- Exercise requirements -
Your output is the lines from the first one to the one containing "HPP (25% of", repeated exactly, with images left out.

----- Recorded data -----

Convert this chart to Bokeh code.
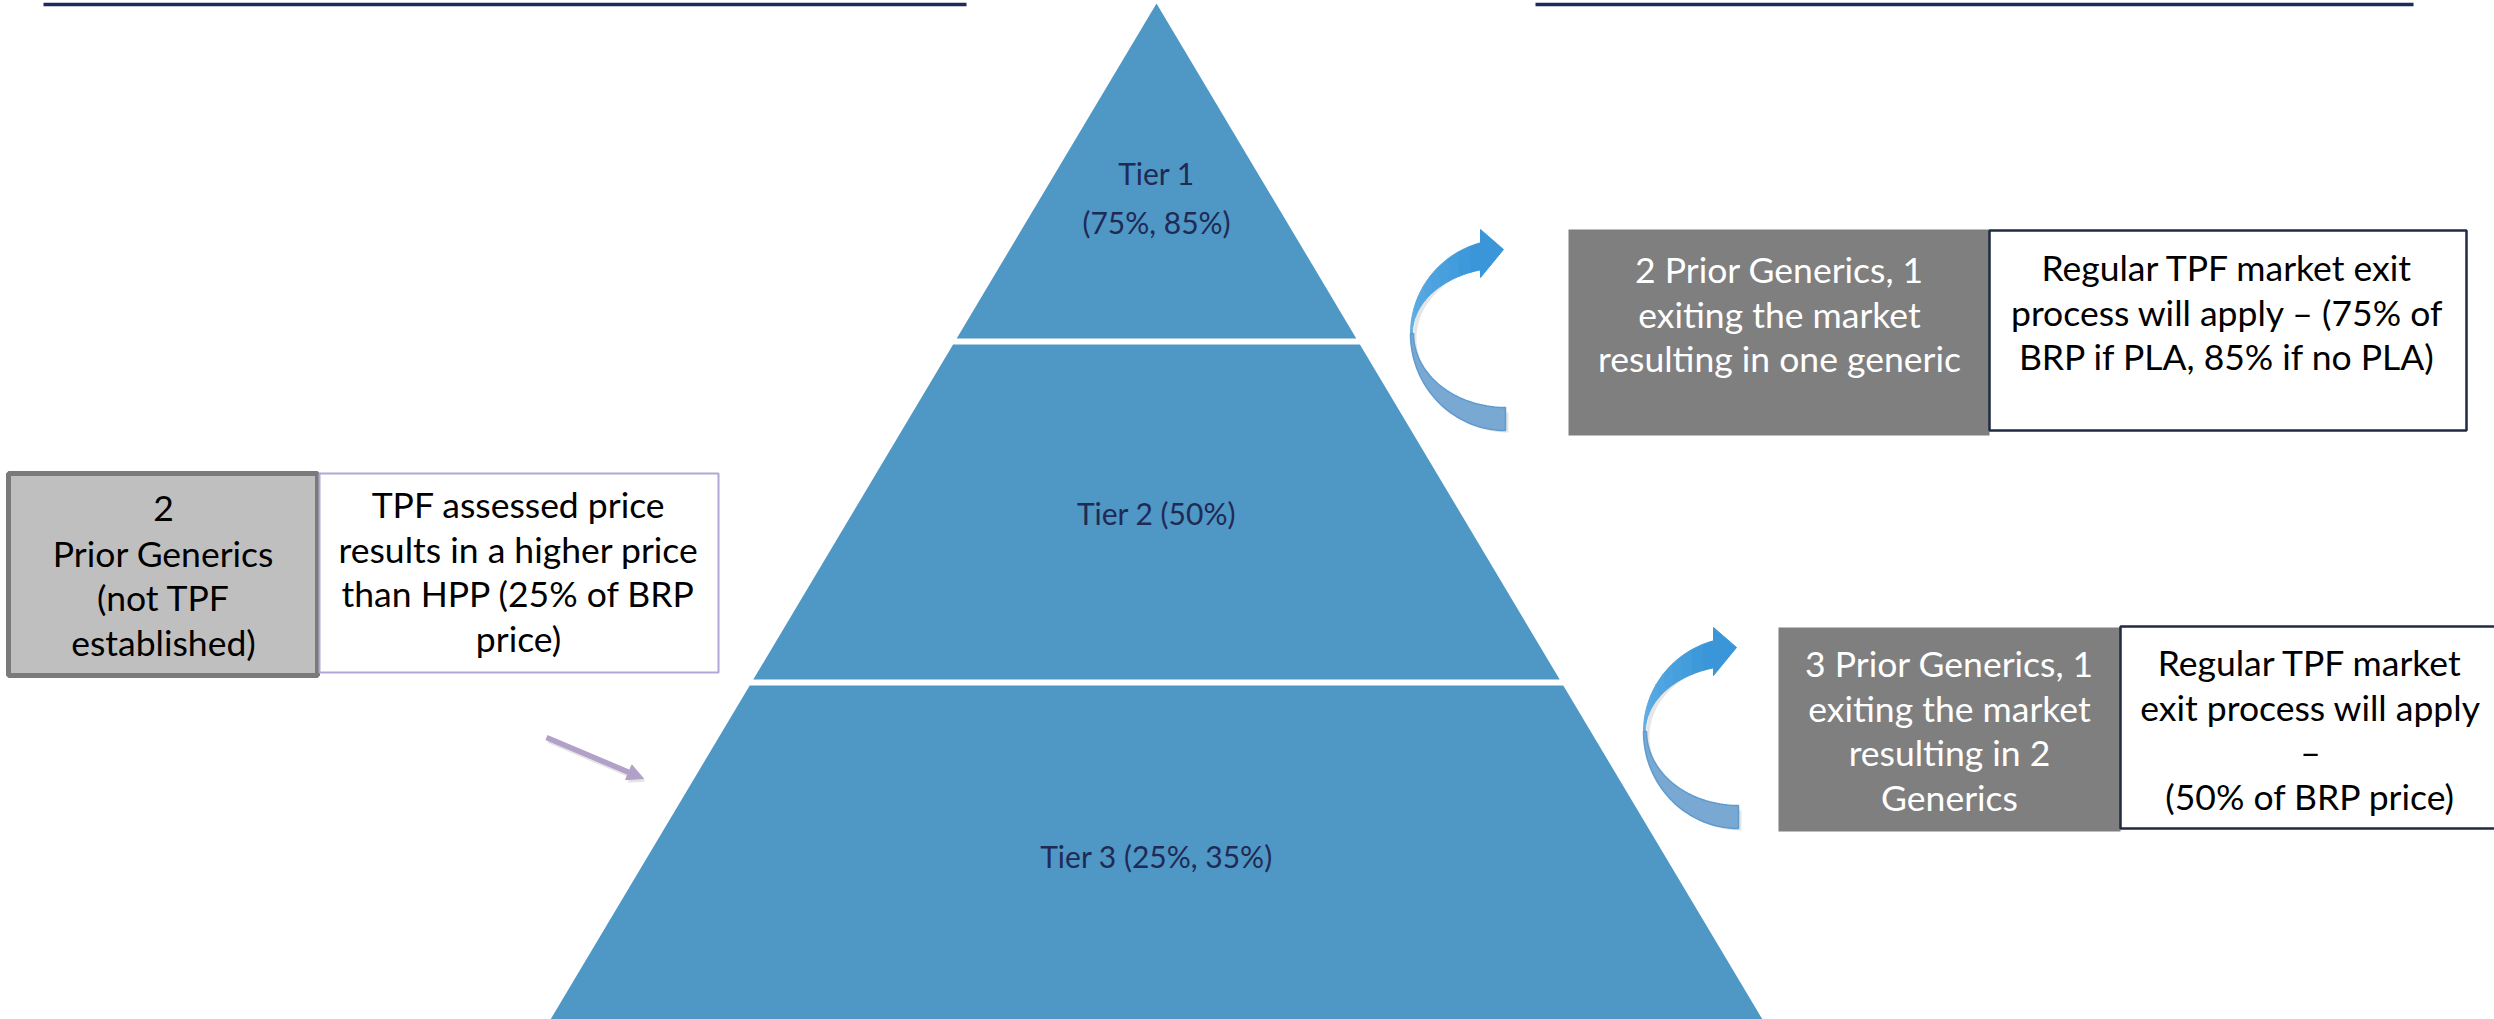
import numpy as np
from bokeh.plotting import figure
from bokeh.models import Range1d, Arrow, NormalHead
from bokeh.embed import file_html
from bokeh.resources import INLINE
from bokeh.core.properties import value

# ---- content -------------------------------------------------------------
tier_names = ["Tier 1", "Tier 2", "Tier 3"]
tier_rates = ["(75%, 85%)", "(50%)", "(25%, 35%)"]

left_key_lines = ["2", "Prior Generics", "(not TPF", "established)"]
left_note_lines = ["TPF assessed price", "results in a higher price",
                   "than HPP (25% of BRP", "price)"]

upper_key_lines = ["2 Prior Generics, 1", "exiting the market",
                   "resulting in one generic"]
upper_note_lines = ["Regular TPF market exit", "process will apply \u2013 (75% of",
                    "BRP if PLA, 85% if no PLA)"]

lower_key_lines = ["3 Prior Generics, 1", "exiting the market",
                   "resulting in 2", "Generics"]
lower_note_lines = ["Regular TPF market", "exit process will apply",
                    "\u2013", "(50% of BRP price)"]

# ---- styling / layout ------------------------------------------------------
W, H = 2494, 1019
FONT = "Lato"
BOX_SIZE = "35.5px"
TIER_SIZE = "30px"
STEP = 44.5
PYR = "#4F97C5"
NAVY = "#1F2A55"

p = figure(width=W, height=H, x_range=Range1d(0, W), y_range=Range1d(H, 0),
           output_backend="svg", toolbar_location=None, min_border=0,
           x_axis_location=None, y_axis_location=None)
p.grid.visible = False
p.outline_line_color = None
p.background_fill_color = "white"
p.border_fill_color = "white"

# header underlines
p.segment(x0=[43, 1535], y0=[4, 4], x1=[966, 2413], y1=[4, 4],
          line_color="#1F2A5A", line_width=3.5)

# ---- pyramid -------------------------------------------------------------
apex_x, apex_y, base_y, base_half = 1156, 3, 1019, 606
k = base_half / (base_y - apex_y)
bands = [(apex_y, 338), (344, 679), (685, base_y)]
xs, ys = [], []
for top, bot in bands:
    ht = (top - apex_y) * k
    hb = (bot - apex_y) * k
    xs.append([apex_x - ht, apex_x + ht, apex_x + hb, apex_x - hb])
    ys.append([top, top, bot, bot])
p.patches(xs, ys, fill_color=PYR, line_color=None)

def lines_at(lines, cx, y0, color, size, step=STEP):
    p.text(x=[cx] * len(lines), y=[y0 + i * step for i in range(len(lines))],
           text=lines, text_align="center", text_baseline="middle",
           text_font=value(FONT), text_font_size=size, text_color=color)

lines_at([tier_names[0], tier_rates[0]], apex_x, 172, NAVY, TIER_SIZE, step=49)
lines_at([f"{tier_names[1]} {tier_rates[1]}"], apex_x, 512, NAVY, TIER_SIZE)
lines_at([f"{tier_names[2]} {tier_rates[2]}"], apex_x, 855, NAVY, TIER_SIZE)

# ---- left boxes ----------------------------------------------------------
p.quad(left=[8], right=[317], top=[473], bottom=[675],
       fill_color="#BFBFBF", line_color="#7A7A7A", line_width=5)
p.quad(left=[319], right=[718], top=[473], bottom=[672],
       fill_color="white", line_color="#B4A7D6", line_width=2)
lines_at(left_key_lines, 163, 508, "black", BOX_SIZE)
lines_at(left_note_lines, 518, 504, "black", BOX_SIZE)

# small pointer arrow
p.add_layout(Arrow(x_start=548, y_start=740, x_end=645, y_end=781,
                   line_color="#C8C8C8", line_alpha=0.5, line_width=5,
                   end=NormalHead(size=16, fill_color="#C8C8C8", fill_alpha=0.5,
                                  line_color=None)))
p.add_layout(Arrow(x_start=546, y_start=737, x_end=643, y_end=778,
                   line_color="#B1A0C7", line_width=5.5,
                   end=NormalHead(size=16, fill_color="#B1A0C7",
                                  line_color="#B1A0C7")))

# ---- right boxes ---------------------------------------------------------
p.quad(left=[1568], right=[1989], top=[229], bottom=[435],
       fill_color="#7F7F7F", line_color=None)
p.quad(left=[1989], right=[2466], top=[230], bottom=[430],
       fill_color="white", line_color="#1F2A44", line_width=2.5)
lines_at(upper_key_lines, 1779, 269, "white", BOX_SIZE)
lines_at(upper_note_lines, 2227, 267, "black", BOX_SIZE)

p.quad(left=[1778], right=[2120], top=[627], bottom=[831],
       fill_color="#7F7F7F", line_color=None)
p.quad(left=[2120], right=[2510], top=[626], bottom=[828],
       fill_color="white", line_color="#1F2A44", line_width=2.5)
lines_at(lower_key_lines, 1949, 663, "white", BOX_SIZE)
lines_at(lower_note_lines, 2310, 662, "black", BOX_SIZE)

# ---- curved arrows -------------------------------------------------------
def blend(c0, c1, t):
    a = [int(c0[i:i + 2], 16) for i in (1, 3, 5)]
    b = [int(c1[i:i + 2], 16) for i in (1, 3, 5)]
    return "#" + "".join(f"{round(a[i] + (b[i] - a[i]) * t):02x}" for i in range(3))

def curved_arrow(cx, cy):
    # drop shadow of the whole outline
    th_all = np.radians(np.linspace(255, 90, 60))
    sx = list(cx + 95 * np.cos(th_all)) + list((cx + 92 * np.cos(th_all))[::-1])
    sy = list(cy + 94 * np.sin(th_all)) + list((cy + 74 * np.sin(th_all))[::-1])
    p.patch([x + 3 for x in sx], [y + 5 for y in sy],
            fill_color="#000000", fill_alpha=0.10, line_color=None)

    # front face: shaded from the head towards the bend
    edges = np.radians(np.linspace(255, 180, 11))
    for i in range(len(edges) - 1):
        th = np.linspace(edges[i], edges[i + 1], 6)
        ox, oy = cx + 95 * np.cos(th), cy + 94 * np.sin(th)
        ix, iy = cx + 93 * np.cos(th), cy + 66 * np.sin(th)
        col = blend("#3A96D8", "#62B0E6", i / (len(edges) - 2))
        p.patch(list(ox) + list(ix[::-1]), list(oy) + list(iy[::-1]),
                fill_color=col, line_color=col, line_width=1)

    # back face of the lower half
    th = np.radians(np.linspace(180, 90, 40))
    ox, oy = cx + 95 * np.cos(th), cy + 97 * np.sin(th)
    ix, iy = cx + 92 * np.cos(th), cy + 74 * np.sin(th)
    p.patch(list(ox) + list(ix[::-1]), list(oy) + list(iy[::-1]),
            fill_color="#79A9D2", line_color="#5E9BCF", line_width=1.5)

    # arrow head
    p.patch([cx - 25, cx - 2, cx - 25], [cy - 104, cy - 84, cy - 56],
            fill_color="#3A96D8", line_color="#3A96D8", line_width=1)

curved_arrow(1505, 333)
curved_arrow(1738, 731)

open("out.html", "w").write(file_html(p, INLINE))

-----

- Response to the task -
Convert this chart to Bokeh code.
import numpy as np
from bokeh.plotting import figure
from bokeh.models import Range1d, Arrow, NormalHead
from bokeh.embed import file_html
from bokeh.resources import INLINE
from bokeh.core.properties import value

# ---- content -------------------------------------------------------------
tier_names = ["Tier 1", "Tier 2", "Tier 3"]
tier_rates = ["(75%, 85%)", "(50%)", "(25%, 35%)"]

left_key_lines = ["2", "Prior Generics", "(not TPF", "established)"]
left_note_lines = ["TPF assessed price", "results in a higher price",
                   "than HPP (25% of BRP", "price)"]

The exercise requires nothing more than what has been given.